That's a particular kind of scope insensitivity on your part, though: although we're inflicting suffering and death... so is the rest of nature, greater in most cases by enough signifiant figures that our effect gets lost in the noise. For every individual animal suffering at the hands of a human, millions die of starvation and disease in exactly their "adaptive habitat"--when they're not slowly chewed to death by predators, or hijacked by parasites to live horrible zombie lives.
Perhaps we like to imagine that animal populations are, on average, as healthy as we are when left to their own devices... but we have society, and medicine. Life as a wild animal sucks.
If you want to imagine a utopia, first imagine a world where both the lion and the gazelle somehow survive, without one dying to feed the other. This will probably take you a long time to picture, unless you've really given thought to problems like Friendly AI before.
Some good points, but let's look at the context: millions of fish and other sea animals die as bycatch every day. This is a huge amount of death and suffering that can be avoided and serves no purpose whatsoever.
Plus, we're humans, we have the power to manipulate and control (to a certain extent) nature, so saying "we're doing no worse than nature" is not good enough, IMHO. It's within our power to do less damage, and we should do what we can.
Doing "better" or "worse" than nature in human activities is a social more that sounds nice to humans, not a sound consequentialist policy for making animal lives better. Looking at the relative scale, you have to realize that cutting back on things humans do would have a lot less of an impact on a "global species-neutral utilitarian metaethics" than changing the things animals themselves do to one-another.
Here's an analogous situation: residential garbage accounts for about 1% of total garbage. The real way to "reduce, reuse, recycle" is to lobby industry to do those things. But instead, we see constant attempts to get people to put things in blue bins instead of green bins. Why? Because residential recycling is a mechanism for signalling pro-social values, and people can do it conspicuously to prove they're "better than you." So it gets emphasized, and the real problem--industrial waste--gets de-emphasized.
I think my point has gotten lost somewhere. My point is that we can and therefore should do less damage, not for the sake of the human race's karma or to "fix the planet", but for the sake of individual animals.

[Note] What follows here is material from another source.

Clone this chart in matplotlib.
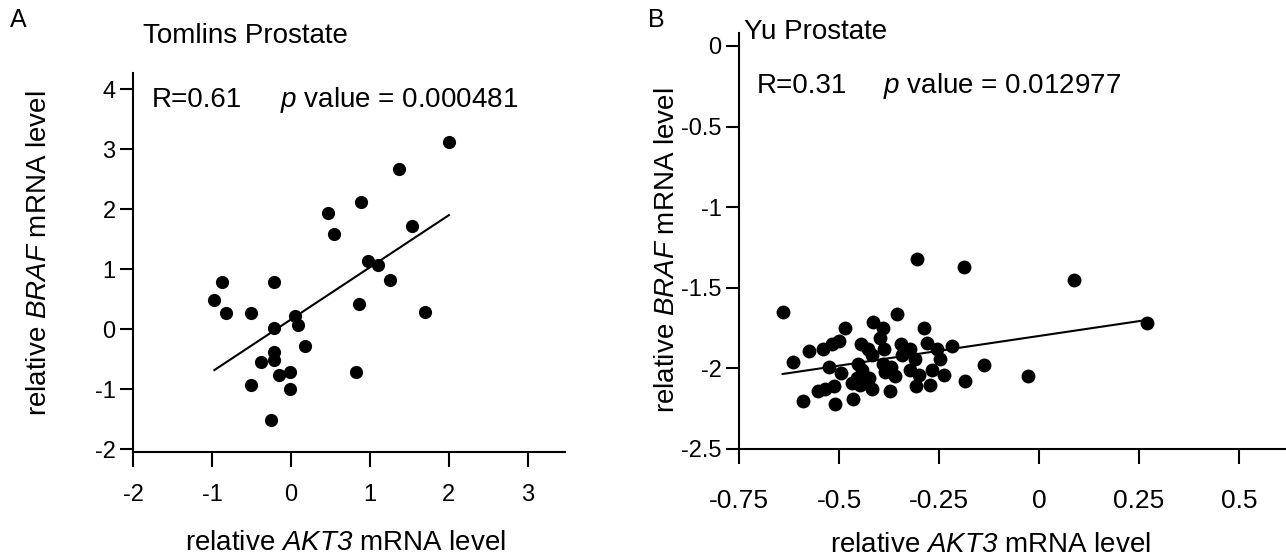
import numpy as np
import matplotlib
matplotlib.use('Agg')
import matplotlib.pyplot as plt

plt.rcParams['font.family'] = ['Liberation Sans', 'DejaVu Sans']
plt.rcParams['mathtext.fontset'] = 'custom'
plt.rcParams['mathtext.rm'] = 'Liberation Sans'
plt.rcParams['mathtext.it'] = 'Liberation Sans:italic'
# bf slot used for italic words with digits (mathit keeps digits upright)
plt.rcParams['mathtext.bf'] = 'Liberation Sans:italic'

# panel A - Tomlins Prostate
tomlins_akt3 = [2.00, 1.37, 0.89, 0.47, 0.54, 1.53, 0.97, 1.10, 1.25, 0.86,
                1.70, 0.82, -0.87, -0.97, -0.82, -0.50, -0.22, -0.21, 0.05, 0.09,
                0.18, -0.22, -0.21, -0.38, -0.15, -0.01, -0.51, -0.01, -0.25]
tomlins_braf = [3.12, 2.67, 2.12, 1.94, 1.58, 1.72, 1.14, 1.07, 0.82, 0.42,
                0.29, -0.72, 0.78, 0.48, 0.27, 0.26, 0.79, 0.01, 0.22, 0.06,
                -0.29, -0.38, -0.51, -0.55, -0.77, -0.72, -0.94, -1.00, -1.51]
tomlins_fit = [0.87, 0.16]  # slope, intercept
tomlins_r = 'R=0.61'
tomlins_p = '0.000481'

# panel B - Yu Prostate
yu_akt3 = [-0.306, -0.188, -0.641, -0.356, -0.414, -0.391, -0.484, -0.288, -0.397, -0.501,
           -0.517, -0.281, -0.218, -0.346, -0.539, -0.575, -0.446, -0.427, -0.387, -0.322,
           -0.256, -0.417, -0.343, -0.310, -0.248, -0.616, -0.138, -0.525, -0.452, -0.389,
           -0.371, -0.443, -0.323, -0.268, -0.496, -0.385, -0.299, -0.237, -0.359, -0.454,
           -0.424, -0.468, -0.447, -0.513, -0.186, -0.028, -0.307, -0.273, -0.418, -0.373,
           -0.552, -0.535, -0.589, -0.510, -0.466, 0.269, 0.087]
yu_braf = [-1.32, -1.37, -1.65, -1.66, -1.71, -1.75, -1.75, -1.75, -1.81, -1.83,
           -1.85, -1.84, -1.86, -1.85, -1.88, -1.89, -1.85, -1.88, -1.88, -1.88,
           -1.88, -1.92, -1.92, -1.94, -1.94, -1.96, -1.98, -1.99, -1.97, -1.97,
           -1.99, -2.01, -2.01, -2.01, -2.03, -2.02, -2.04, -2.04, -2.05, -2.06,
           -2.06, -2.09, -2.10, -2.11, -2.08, -2.05, -2.11, -2.10, -2.13, -2.14,
           -2.14, -2.13, -2.20, -2.22, -2.19, -1.72, -1.45]
yu_fit = [0.368, -1.799]
yu_r = 'R=0.31'
yu_p = '0.012977'

W, H = 1286, 559


def px(x, y):
    return x / W, 1 - y / H


fig = plt.figure(figsize=(W / 100, H / 100), dpi=100)

ax_a = fig.add_axes([133 / W, (H - 452) / H, 432 / W, 379 / H])
ax_b = fig.add_axes([739 / W, (H - 449) / H, 547 / W, 416 / H])


def style(ax, xpad, xsize):
    for s in ['top', 'right']:
        ax.spines[s].set_visible(False)
    for s in ['left', 'bottom']:
        ax.spines[s].set_linewidth(1.5)
    ax.tick_params(axis='x', direction='out', length=11, width=1.5, labelsize=xsize, pad=xpad)
    ax.tick_params(axis='y', direction='out', length=9.5, width=1.5, labelsize=17, pad=3)


# A
xa = np.array(tomlins_akt3)
ya = np.array(tomlins_braf)
ax_a.scatter(xa, ya, s=90, color='black', linewidths=0, clip_on=False, zorder=3)
lx = np.array([xa.min(), xa.max()])
ax_a.plot(lx, tomlins_fit[0] * lx + tomlins_fit[1], color='black', lw=1.5)
ax_a.set_xlim(-2, 3.47)
ax_a.set_ylim(-2.05, 4.27)
ax_a.set_xticks([-2, -1, 0, 1, 2, 3])
ax_a.set_xticklabels(['-2', '-1', '0', '1', '2', '3'])
ax_a.set_yticks([-2, -1, 0, 1, 2, 3, 4])
ax_a.set_yticklabels(['-2', '-1', '0', '1', '2', '3', '4'])
style(ax_a, 12, 17)

# B
xb = np.array(yu_akt3)
yb = np.array(yu_braf)
ax_b.scatter(xb, yb, s=100, color='black', linewidths=0, clip_on=False, zorder=3)
lx = np.array([xb.min(), xb.max()])
ax_b.plot(lx, yu_fit[0] * lx + yu_fit[1], color='black', lw=1.5)
ax_b.set_xlim(-0.75, 0.6175)
ax_b.set_ylim(-2.5, 0.08)
ax_b.set_xticks([-0.75, -0.5, -0.25, 0, 0.25, 0.5])
ax_b.set_xticklabels(['-0.75', '-0.5', '-0.25', '0', '0.25', '0.5'])
ax_b.set_yticks([-2.5, -2, -1.5, -1, -0.5, 0])
ax_b.set_yticklabels(['-2.5', '-2', '-1.5', '-1', '-0.5', '0'])
style(ax_b, 18, 19)

# texts
fs = 20
fig.text(*px(10, 20), 'A', fontsize=18, va='center', ha='left')
fig.text(*px(143, 36), 'Tomlins Prostate', fontsize=fs, va='center', ha='left')
fig.text(*px(152, 100), tomlins_r, fontsize=fs, va='center', ha='left')
fig.text(*px(280, 100), r'$\mathit{p}$ value = ' + tomlins_p, fontsize=fs, va='center', ha='left')
fig.text(*px(39, 253), r'relative $\mathbf{BRAF}$ mRNA level', fontsize=fs, rotation=90,
         va='center', ha='center')
fig.text(*px(345, 543), r'relative $\mathbf{AKT3}$ mRNA level', fontsize=fs, va='center', ha='center')

fig.text(*px(648, 20), 'B', fontsize=18, va='center', ha='left')
fig.text(*px(744, 32), 'Yu Prostate', fontsize=fs, va='center', ha='left')
fig.text(*px(757, 86), yu_r, fontsize=fs, va='center', ha='left')
fig.text(*px(883, 86), r'$\mathit{p}$ value = ' + yu_p, fontsize=fs, va='center', ha='left')
fig.text(*px(667, 250), r'relative $\mathbf{BRAF}$ mRNA level', fontsize=fs, rotation=90,
         va='center', ha='center')
fig.text(*px(990, 545), r'relative $\mathbf{AKT3}$ mRNA level', fontsize=fs, va='center', ha='center')

fig.savefig('out.png', dpi=100)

Not because it's right in the philosophical sense, but because thinking about animals not suffering makes me happy.
Sorry if I am misunderstanding you, but all your replies seem to be about the big picture, while that is exactly what I was saying I "don't get about most people".

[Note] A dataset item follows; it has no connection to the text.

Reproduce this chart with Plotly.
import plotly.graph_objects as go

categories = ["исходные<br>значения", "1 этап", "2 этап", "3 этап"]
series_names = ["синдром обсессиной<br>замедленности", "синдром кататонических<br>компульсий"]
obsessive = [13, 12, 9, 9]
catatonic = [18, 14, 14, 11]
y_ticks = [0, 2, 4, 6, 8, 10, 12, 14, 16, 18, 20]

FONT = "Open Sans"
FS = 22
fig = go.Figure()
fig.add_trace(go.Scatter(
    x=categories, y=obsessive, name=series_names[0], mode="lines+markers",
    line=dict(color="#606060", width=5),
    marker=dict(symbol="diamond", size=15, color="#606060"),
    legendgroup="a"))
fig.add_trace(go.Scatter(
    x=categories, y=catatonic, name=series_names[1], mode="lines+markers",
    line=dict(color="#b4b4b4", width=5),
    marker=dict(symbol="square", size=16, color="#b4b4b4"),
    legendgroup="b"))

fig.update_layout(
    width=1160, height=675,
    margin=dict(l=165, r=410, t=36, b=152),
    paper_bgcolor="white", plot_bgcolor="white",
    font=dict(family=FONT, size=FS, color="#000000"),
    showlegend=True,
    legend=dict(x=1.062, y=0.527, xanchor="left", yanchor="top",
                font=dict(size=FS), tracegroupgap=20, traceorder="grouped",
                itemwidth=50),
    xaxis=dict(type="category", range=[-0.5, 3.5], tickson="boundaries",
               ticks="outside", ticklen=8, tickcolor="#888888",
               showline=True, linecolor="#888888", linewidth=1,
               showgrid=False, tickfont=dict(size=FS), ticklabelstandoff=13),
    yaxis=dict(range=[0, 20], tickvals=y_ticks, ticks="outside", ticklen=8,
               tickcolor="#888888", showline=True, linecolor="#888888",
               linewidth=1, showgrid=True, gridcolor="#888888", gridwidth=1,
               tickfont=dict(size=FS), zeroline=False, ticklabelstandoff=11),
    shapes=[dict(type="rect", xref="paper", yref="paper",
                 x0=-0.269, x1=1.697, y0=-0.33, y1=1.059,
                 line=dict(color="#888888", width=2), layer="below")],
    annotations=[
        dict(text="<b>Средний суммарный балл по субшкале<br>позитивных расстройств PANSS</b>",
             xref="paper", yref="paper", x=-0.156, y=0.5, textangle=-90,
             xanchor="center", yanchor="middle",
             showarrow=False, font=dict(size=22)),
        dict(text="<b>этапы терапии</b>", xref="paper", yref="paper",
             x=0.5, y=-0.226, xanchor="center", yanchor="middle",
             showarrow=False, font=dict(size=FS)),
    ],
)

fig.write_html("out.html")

> Not because it's right in the philosophical sense, but because thinking about animals not suffering makes me happy.
Right, and that's exactly what I'm responding to: "following your happiness" in helping animals is, on the whole, actually pretty shitty for the average, randomly-selected animal (where any randomly-selected animal will tend to live in the wild, not near any humans) compared to other things you could do, like introducing invasive plants with known anti-parasitic properties to foraging ranges.
If you actually care about animals suffering less, rather than the fuzzy feeling you get by seeing an animal near you suffering less, then you should do things that maximize global animal welfare, not urban animal welfare.
I have no idea why you think I'm talking about animal welfare.
Let me rephrase my original post: People often say "the planet will recover once we're gone", which to me sounds like something intended to make us feel better about the direction the world is heading in because the human race can't "truly destroy the planet". I disagree because in the process we'll be destroying billions of individual animals, which I think will be a tragedy in itself.
This is all I've been talking about since the beginning.
"like introducing invasive plants with known anti-parasitic properties to foraging ranges"
Completely off-topic now, but what about suffering of parasites themselves in presence of those plants? Why do people care about cute animals and not about and often at the expense of less cute ones? (that's a rhetorical question, because they are cute duh)
We can't make things better for some living organisms without destroying others. Since there is no objective way to weight outcome of an intervention, we can't "maximize global animal welfare". Most of the time it will benefit one fluffy thing at the expense of another, usually less fluffy.
Undoing results of our own actions is a defensible thing though. As is maximizing some kind of utility to us, for example working to increase or maintain biodiversity to avoid being next extinct species on the list. But biodiversity just means shitty life for more kinds of animals as far as maximizing animal welfare goes.
Not that I am an animal whisperer but I think most animals would prefer to be in the wild for 5-6 years and then die a gruesome death compared to being locked in a tiny, literally shitty, cell as part of a CFO for 1-2 years and then dying a slightly less gruesome death.
Sure, but again, that's a failure to do the math. Humans put one animal in a cage; nature infects ten-thousand with worms and rips off the limbs of ten-thousand more. Our impact, however horrible per-animal, is lost in the noise when multiplied by the number of animals affected.
Perhaps we like to imagine that animal populations are, on average, as healthy as we are when left to their own devices... but we have society, and medicine. Life as a wild animal sucks.
If you want to imagine a utopia, first imagine a world where both the lion and the gazelle somehow survive, without one dying to feed the other. This will probably take you a long time to picture, unless you've really given thought to problems like Friendly AI before.